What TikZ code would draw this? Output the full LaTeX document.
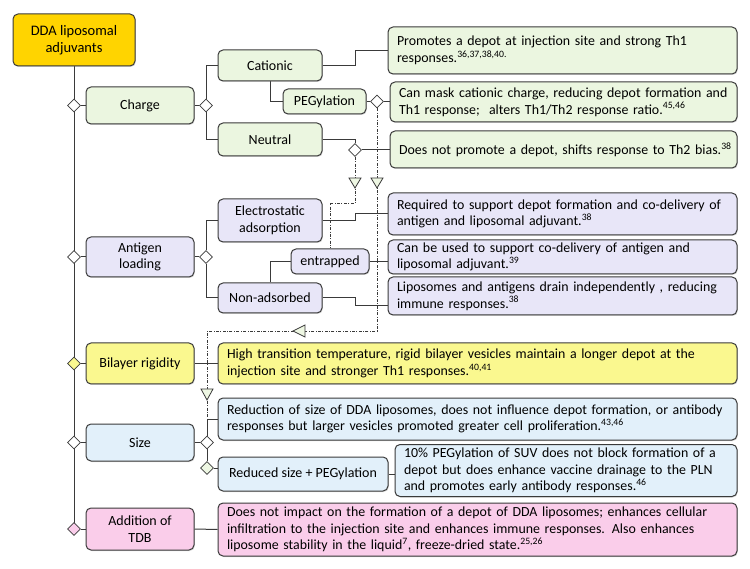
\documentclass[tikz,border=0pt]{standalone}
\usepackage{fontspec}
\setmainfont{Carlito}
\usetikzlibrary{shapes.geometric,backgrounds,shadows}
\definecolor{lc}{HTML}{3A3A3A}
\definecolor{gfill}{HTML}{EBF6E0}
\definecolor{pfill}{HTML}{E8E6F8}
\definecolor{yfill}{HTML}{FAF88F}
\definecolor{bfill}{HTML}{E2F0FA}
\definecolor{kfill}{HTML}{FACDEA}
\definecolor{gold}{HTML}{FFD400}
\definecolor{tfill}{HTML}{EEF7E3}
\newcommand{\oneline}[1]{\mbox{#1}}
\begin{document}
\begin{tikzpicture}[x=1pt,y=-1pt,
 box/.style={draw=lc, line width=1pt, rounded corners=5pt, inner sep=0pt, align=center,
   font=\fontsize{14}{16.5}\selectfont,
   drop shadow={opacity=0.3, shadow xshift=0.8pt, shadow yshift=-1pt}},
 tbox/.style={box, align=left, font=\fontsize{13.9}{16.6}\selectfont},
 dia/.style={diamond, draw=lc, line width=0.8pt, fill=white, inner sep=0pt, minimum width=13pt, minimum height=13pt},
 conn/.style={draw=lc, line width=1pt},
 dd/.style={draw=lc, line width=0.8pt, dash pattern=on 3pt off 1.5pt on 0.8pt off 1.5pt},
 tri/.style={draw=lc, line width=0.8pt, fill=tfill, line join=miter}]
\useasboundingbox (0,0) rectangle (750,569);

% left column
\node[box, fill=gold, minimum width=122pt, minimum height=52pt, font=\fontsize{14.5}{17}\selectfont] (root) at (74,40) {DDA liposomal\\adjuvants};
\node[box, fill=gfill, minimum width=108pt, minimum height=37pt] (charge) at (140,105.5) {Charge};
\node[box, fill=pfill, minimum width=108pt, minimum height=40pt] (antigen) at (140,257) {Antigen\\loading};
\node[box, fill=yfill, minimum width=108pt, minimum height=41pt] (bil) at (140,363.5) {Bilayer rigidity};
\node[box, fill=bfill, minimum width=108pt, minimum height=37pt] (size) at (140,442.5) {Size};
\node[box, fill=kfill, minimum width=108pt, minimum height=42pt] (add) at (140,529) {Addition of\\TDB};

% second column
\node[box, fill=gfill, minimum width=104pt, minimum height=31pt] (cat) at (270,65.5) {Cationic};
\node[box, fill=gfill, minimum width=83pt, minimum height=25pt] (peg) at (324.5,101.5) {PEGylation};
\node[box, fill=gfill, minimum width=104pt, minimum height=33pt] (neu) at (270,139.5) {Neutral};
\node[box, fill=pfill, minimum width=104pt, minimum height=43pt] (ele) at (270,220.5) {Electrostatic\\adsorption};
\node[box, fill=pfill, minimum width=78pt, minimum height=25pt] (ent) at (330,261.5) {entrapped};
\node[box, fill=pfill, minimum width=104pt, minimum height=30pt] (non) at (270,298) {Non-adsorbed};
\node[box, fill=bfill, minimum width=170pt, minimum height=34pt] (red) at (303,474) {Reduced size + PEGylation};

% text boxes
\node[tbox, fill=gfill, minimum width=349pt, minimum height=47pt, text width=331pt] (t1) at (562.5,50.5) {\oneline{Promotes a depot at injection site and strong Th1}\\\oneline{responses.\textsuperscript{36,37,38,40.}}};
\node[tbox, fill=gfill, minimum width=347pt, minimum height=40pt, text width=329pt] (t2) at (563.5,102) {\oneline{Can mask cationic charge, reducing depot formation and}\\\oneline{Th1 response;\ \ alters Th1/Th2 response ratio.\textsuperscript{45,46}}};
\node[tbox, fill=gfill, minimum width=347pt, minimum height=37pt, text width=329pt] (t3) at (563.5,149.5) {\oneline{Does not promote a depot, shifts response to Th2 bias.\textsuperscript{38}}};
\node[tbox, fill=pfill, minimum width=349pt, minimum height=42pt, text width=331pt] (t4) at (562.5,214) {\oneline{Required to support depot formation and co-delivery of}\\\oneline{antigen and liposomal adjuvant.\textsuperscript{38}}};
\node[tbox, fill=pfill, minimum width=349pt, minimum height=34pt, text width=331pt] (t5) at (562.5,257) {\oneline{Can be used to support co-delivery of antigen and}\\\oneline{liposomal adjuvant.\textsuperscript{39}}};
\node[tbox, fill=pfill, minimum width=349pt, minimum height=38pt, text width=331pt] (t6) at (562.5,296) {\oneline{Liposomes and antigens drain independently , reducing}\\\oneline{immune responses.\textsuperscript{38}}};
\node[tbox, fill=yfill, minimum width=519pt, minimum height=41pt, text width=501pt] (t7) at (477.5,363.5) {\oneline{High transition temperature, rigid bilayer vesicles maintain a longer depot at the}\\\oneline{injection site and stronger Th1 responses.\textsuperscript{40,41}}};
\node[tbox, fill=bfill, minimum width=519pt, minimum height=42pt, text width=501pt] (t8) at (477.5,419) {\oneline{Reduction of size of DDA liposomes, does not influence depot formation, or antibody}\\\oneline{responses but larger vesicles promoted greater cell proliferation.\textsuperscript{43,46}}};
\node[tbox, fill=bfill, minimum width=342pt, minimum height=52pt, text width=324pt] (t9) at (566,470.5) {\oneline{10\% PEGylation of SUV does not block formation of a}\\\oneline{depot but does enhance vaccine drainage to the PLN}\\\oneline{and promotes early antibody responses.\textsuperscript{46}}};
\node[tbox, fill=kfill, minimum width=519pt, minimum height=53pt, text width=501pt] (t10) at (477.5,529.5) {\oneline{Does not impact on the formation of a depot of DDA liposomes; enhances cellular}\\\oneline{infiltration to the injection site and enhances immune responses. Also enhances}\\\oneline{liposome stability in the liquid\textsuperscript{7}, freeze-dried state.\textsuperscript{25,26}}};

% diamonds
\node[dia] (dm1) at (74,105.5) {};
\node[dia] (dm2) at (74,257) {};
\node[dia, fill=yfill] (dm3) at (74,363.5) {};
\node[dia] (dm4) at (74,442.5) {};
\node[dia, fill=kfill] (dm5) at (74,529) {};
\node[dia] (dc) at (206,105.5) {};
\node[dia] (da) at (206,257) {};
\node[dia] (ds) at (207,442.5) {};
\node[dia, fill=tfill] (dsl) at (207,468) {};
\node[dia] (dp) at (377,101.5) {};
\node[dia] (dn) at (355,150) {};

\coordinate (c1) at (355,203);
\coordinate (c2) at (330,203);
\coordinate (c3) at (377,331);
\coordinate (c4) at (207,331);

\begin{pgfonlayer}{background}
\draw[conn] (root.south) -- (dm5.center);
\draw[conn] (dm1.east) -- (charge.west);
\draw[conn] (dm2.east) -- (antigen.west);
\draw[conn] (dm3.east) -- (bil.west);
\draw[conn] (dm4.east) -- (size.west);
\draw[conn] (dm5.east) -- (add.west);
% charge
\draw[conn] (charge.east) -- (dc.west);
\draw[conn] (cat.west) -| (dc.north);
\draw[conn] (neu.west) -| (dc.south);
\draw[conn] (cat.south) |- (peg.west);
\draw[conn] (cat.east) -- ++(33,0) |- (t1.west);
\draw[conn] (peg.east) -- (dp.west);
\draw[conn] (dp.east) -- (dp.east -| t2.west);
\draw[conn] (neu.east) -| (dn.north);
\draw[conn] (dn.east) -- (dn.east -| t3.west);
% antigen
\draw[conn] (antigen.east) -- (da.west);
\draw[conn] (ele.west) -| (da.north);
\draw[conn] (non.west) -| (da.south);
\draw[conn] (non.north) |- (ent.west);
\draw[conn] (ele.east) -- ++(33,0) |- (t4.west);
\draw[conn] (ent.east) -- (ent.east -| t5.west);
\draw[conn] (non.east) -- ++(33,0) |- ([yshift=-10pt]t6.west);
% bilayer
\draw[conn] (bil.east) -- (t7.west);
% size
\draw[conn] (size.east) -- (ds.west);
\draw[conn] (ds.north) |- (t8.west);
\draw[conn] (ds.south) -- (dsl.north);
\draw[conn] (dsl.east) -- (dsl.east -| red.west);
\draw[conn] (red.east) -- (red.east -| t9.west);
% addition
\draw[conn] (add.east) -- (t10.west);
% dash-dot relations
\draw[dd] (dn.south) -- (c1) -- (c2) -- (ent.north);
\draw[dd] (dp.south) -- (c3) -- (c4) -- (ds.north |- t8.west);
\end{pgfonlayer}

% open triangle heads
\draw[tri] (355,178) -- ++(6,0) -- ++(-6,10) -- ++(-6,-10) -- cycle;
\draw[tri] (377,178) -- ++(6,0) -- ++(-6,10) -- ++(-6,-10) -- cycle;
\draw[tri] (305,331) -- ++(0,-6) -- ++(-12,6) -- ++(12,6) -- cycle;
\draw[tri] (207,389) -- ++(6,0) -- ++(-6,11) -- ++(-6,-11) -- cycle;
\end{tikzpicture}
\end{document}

* * *

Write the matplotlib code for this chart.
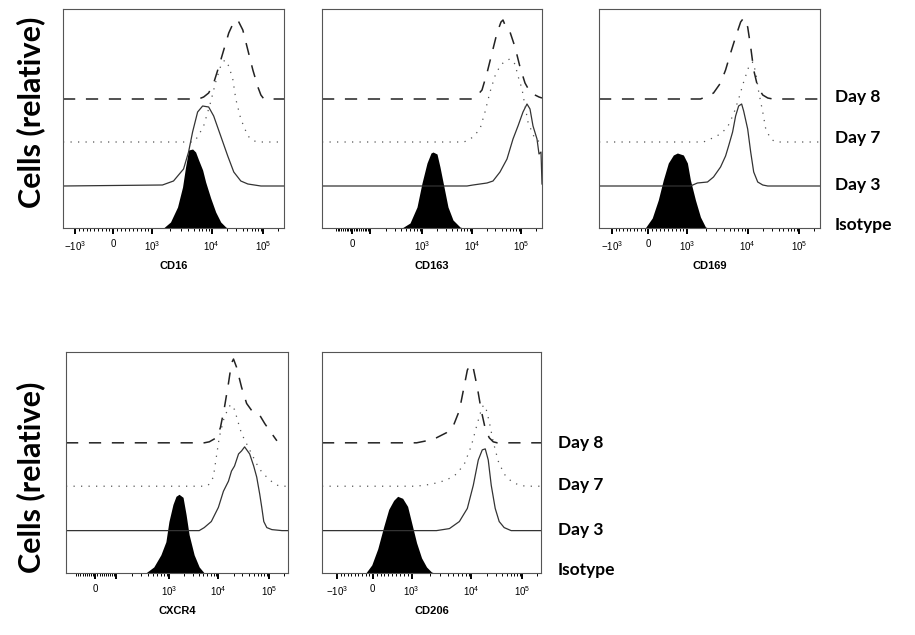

• [Stated problem]:
Skip all pictures and retype only the stretch from the line that holds "What TikZ code" through the line that holds "(0,0) rectangle (750,569);", exactly as written.

• [Solved problem]:
What TikZ code would draw this? Output the full LaTeX document.
\documentclass[tikz,border=0pt]{standalone}
\usepackage{fontspec}
\setmainfont{Carlito}
\usetikzlibrary{shapes.geometric,backgrounds,shadows}
\definecolor{lc}{HTML}{3A3A3A}
\definecolor{gfill}{HTML}{EBF6E0}
\definecolor{pfill}{HTML}{E8E6F8}
\definecolor{yfill}{HTML}{FAF88F}
\definecolor{bfill}{HTML}{E2F0FA}
\definecolor{kfill}{HTML}{FACDEA}
\definecolor{gold}{HTML}{FFD400}
\definecolor{tfill}{HTML}{EEF7E3}
\newcommand{\oneline}[1]{\mbox{#1}}
\begin{document}
\begin{tikzpicture}[x=1pt,y=-1pt,
 box/.style={draw=lc, line width=1pt, rounded corners=5pt, inner sep=0pt, align=center,
   font=\fontsize{14}{16.5}\selectfont,
   drop shadow={opacity=0.3, shadow xshift=0.8pt, shadow yshift=-1pt}},
 tbox/.style={box, align=left, font=\fontsize{13.9}{16.6}\selectfont},
 dia/.style={diamond, draw=lc, line width=0.8pt, fill=white, inner sep=0pt, minimum width=13pt, minimum height=13pt},
 conn/.style={draw=lc, line width=1pt},
 dd/.style={draw=lc, line width=0.8pt, dash pattern=on 3pt off 1.5pt on 0.8pt off 1.5pt},
 tri/.style={draw=lc, line width=0.8pt, fill=tfill, line join=miter}]
\useasboundingbox (0,0) rectangle (750,569);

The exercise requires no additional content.